_What this task involves_
Restate the whole of the material. Keep every word, and drop the pictures.

□ □ □

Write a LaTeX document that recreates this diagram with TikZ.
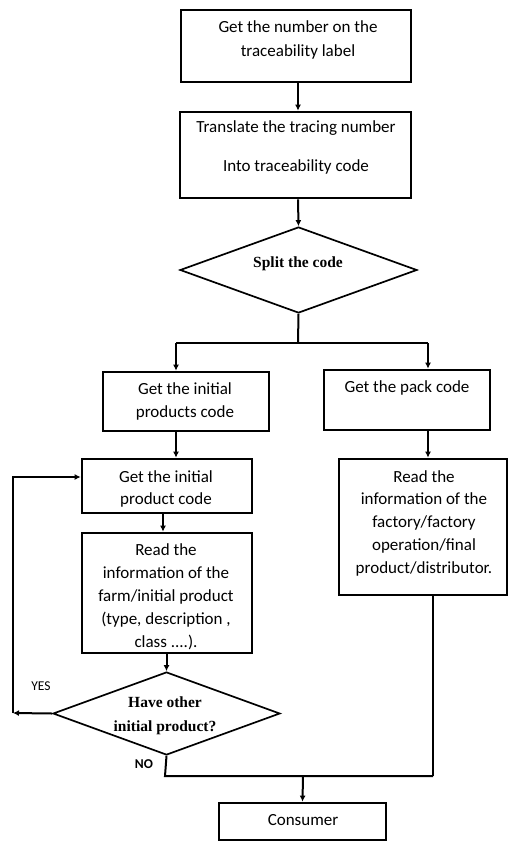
\documentclass[tikz,border=0pt]{standalone}
\usepackage{fontspec}
\setmainfont{Carlito}
\newfontfamily\dfont{Liberation Serif}
\usetikzlibrary{shapes.geometric,arrows.meta}
\begin{document}
\begin{tikzpicture}[x=1pt,y=-1pt,
  box/.style={draw,line width=2.7pt,rectangle,inner sep=0pt},
  dia/.style={draw,line width=1.7pt,diamond,inner sep=0pt},
  txt/.style={font=\fontsize{17}{23}\selectfont,align=center,inner sep=0pt,anchor=base},
  dtxt/.style={font=\dfont\bfseries\fontsize{15.5}{24}\selectfont,align=center,inner sep=0pt,anchor=base},
  lbl/.style={font=\fontsize{13.5}{15}\selectfont,inner sep=0pt,anchor=base},
  conn/.style={line width=2pt},
  arr/.style={conn,-{Latex[length=6pt,width=6pt]}}]
\useasboundingbox (0,0) rectangle (509,842);
% boxes
\node[box,minimum width=230pt,minimum height=72pt] (b1) at (296,46) {};
\node[box,minimum width=231pt,minimum height=86pt] (b2) at (295.5,155) {};
\node[dia,minimum width=237pt,minimum height=86pt] (d1) at (298.5,270) {};
\node[box,minimum width=166pt,minimum height=59pt] (b3) at (186,401.5) {};
\node[box,minimum width=166pt,minimum height=60pt] (b4) at (407,400) {};
\node[box,minimum width=170pt,minimum height=54pt] (b5) at (167,486) {};
\node[box,minimum width=170pt,minimum height=120pt] (b6) at (167,593) {};
\node[box,minimum width=168pt,minimum height=136pt] (b7) at (423,527) {};
\node[dia,minimum width=227pt,minimum height=83pt] (d2) at (166.5,713.5) {};
\node[box,minimum width=167pt,minimum height=37pt] (c) at (302.5,821.5) {};
% texts
\node[txt] (t1a) at (298,33) {Get the number on the};
\node[txt] (t1b) at (298,57) {traceability label};
\node[txt] (t2a) at (296,133) {Translate the tracing number};
\node[txt] (t2b) at (296,172) {Into traceability code};
\node[dtxt] (td1) at (298,267) {Split the code};
\node[txt] (t3a) at (185,394) {Get the initial};
\node[txt] (t3b) at (185,417) {products code};
\node[txt] (t4) at (407,392) {Get the pack code};
\node[txt] (t5a) at (166,482) {Get the initial};
\node[txt] (t5b) at (166,504) {product code};
\node[txt] (t6) at (166,647) {Read the\\information of the\\farm/initial product\\(type, description ,\\class ....).};
\node[txt,font=\fontsize{17}{22.75}\selectfont] (t7) at (424,573) {Read the\\information of the\\factory/factory\\operation/final\\product/distributor.};
\node[dtxt] (td2) at (165,731) {Have other\\initial product?};
\node[txt] (tc) at (303,825) {Consumer};
\node[lbl] (yes) at (41,690) {YES};
\node[lbl,font=\bfseries\fontsize{13.5}{15}\selectfont] (no) at (144,768) {NO};
% connectors
\draw[arr] (b1.south -| 298,0) -- (b2.north -| 298,0);
\draw[arr] (b2.south -| 298,0) -- (d1.north);
\coordinate (s) at (298,343);
\coordinate (sl) at (176,343);
\coordinate (sr) at (428,343);
\draw[conn] (d1.south) -- (s);
\draw[conn] (sl) -- (sr);
\draw[arr] (sl) -- (sl |- b3.north);
\draw[arr] (sr) -- (sr |- b4.north);
\draw[arr] (sl |- b3.south) -- (sl |- b5.north);
\draw[arr] (sr |- b4.south) -- (sr |- b7.north);
\coordinate (m5) at (163,0);
\draw[arr] (m5 |- b5.south) -- (m5 |- b6.north);
\draw[arr] (d2.north |- b6.south) -- (d2.north);
\coordinate (yl) at (13,713);
\coordinate (yt) at (13,477);
\draw[arr] (d2.west) -- (yl);
\draw[arr] (yl) -- (yt) -- (yt -| b5.west);
\coordinate (n1) at (165,776);
\coordinate (n2) at (433,776);
\coordinate (nc) at (303,776);
\draw[conn] (d2.south) -- (n1) -- (n2);
\draw[line width=1.2pt] (n2) -- (n2 |- b7.south);
\draw[arr] (nc) -- (c.north);
\end{tikzpicture}
\end{document}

□ □ □

_The answer_
Write a LaTeX document that recreates this diagram with TikZ.
\documentclass[tikz,border=0pt]{standalone}
\usepackage{fontspec}
\setmainfont{Carlito}
\newfontfamily\dfont{Liberation Serif}
\usetikzlibrary{shapes.geometric,arrows.meta}
\begin{document}
\begin{tikzpicture}[x=1pt,y=-1pt,
  box/.style={draw,line width=2.7pt,rectangle,inner sep=0pt},
  dia/.style={draw,line width=1.7pt,diamond,inner sep=0pt},
  txt/.style={font=\fontsize{17}{23}\selectfont,align=center,inner sep=0pt,anchor=base},
  dtxt/.style={font=\dfont\bfseries\fontsize{15.5}{24}\selectfont,align=center,inner sep=0pt,anchor=base},
  lbl/.style={font=\fontsize{13.5}{15}\selectfont,inner sep=0pt,anchor=base},
  conn/.style={line width=2pt},
  arr/.style={conn,-{Latex[length=6pt,width=6pt]}}]
\useasboundingbox (0,0) rectangle (509,842);
% boxes
\node[box,minimum width=230pt,minimum height=72pt] (b1) at (296,46) {};
\node[box,minimum width=231pt,minimum height=86pt] (b2) at (295.5,155) {};
\node[dia,minimum width=237pt,minimum height=86pt] (d1) at (298.5,270) {};
\node[box,minimum width=166pt,minimum height=59pt] (b3) at (186,401.5) {};
\node[box,minimum width=166pt,minimum height=60pt] (b4) at (407,400) {};
\node[box,minimum width=170pt,minimum height=54pt] (b5) at (167,486) {};
\node[box,minimum width=170pt,minimum height=120pt] (b6) at (167,593) {};
\node[box,minimum width=168pt,minimum height=136pt] (b7) at (423,527) {};
\node[dia,minimum width=227pt,minimum height=83pt] (d2) at (166.5,713.5) {};
\node[box,minimum width=167pt,minimum height=37pt] (c) at (302.5,821.5) {};
% texts
\node[txt] (t1a) at (298,33) {Get the number on the};
\node[txt] (t1b) at (298,57) {traceability label};
\node[txt] (t2a) at (296,133) {Translate the tracing number};
\node[txt] (t2b) at (296,172) {Into traceability code};
\node[dtxt] (td1) at (298,267) {Split the code};
\node[txt] (t3a) at (185,394) {Get the initial};
\node[txt] (t3b) at (185,417) {products code};
\node[txt] (t4) at (407,392) {Get the pack code};
\node[txt] (t5a) at (166,482) {Get the initial};
\node[txt] (t5b) at (166,504) {product code};
\node[txt] (t6) at (166,647) {Read the\\information of the\\farm/initial product\\(type, description ,\\class ....).};
\node[txt,font=\fontsize{17}{22.75}\selectfont] (t7) at (424,573) {Read the\\information of the\\factory/factory\\operation/final\\product/distributor.};
\node[dtxt] (td2) at (165,731) {Have other\\initial product?};
\node[txt] (tc) at (303,825) {Consumer};
\node[lbl] (yes) at (41,690) {YES};
\node[lbl,font=\bfseries\fontsize{13.5}{15}\selectfont] (no) at (144,768) {NO};
% connectors
\draw[arr] (b1.south -| 298,0) -- (b2.north -| 298,0);
\draw[arr] (b2.south -| 298,0) -- (d1.north);
\coordinate (s) at (298,343);
\coordinate (sl) at (176,343);
\coordinate (sr) at (428,343);
\draw[conn] (d1.south) -- (s);
\draw[conn] (sl) -- (sr);
\draw[arr] (sl) -- (sl |- b3.north);
\draw[arr] (sr) -- (sr |- b4.north);
\draw[arr] (sl |- b3.south) -- (sl |- b5.north);
\draw[arr] (sr |- b4.south) -- (sr |- b7.north);
\coordinate (m5) at (163,0);
\draw[arr] (m5 |- b5.south) -- (m5 |- b6.north);
\draw[arr] (d2.north |- b6.south) -- (d2.north);
\coordinate (yl) at (13,713);
\coordinate (yt) at (13,477);
\draw[arr] (d2.west) -- (yl);
\draw[arr] (yl) -- (yt) -- (yt -| b5.west);
\coordinate (n1) at (165,776);
\coordinate (n2) at (433,776);
\coordinate (nc) at (303,776);
\draw[conn] (d2.south) -- (n1) -- (n2);
\draw[line width=1.2pt] (n2) -- (n2 |- b7.south);
\draw[arr] (nc) -- (c.north);
\end{tikzpicture}
\end{document}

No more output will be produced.